After reading Making An Elephant, I’m of the opinion that Graham Swift isn’t really interested in writing; he’s interested in people and writing is the pretense he uses to satisfy that interest. In that respect, he has more in common with authors like Burgess and Atwood. Apart from a couple short essays and some poetry he wrote to break a drought between novels (and which really ought to have been omitted), Swift offers us a series of portraits. Some, like the title piece, are personal in nature (“Making An Elephant” memorializes his father). But most are portraits of authors. These aren’t portraits of the authors as writers, but as full-blooded people with other concerns.
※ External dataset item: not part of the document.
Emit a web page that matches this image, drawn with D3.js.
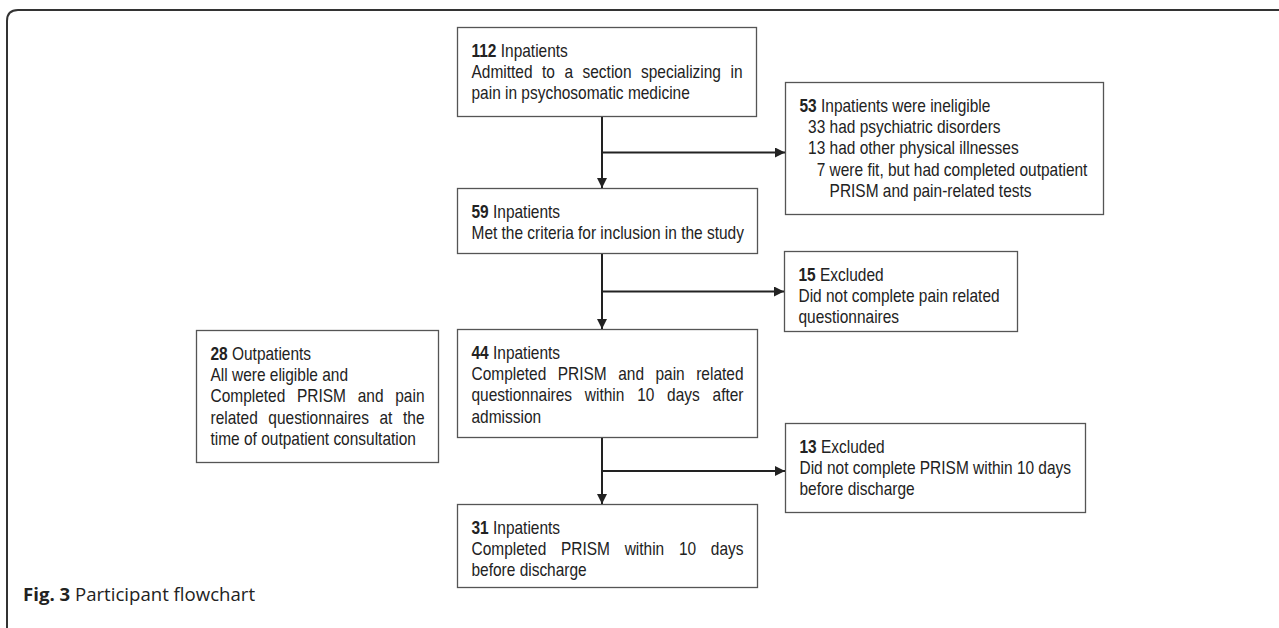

He writes about his desire to learn how to play the guitar and how he co-opted Kazuo Ishiguro (an accomplished guitarist) to help him buy a guitar. There’s an account of his friendship with Caryl Phillips and how the two of them skipped out on some boring event at Toronto’s Harbourfront International Festival of Authors and went drinking instead at the now defunct Bamboo Club on Queen Street West. (That in itself offers a revealing take on Swift’s priorities.) He tells of his 1989 trip to Prague just days after the Velvet Revolution in search of the dissident author, Jiri Wolf, who was rumoured to have been released from prison. Wolf proved elusive, but Swift finally caught up to him in a hotel restaurant where they spoke briefly. In a way, Swift failed in his assignment because, when the meeting was done, he had no more notion who Wolf was than beforehand. As readers, we come away with a sense of Swift’s overarching desire to encounter Jiri Wolf, the man, and his indifference to Jiri Wolf, the collection of facts in a dossier. In this regard, Swift presents as fundamentally compassionate. In another piece, Swift tells how he and his family entertained Salman Rushdie (and security guards) on Christmas Day, likening Rushdie to an Islamic Father Christmas. There are memories of fly fishing with Ted Hughes who seemed, at times, more interested in fly fishing than in writing poetry. Swift rounds out the collection with an encounter with an author now dead more than 400 years — Michel de Montaigne. As with his flesh-and-blood encounters, Swift is concerned to pierce the writing to get at the man.
Maybe it’s best to describe Making An Elephant as a book about how to enjoy people where they are rather than where you wish they were. That may not be an accurate description, but it’s certainly closer to the mark than anything indicated by the book’s cover.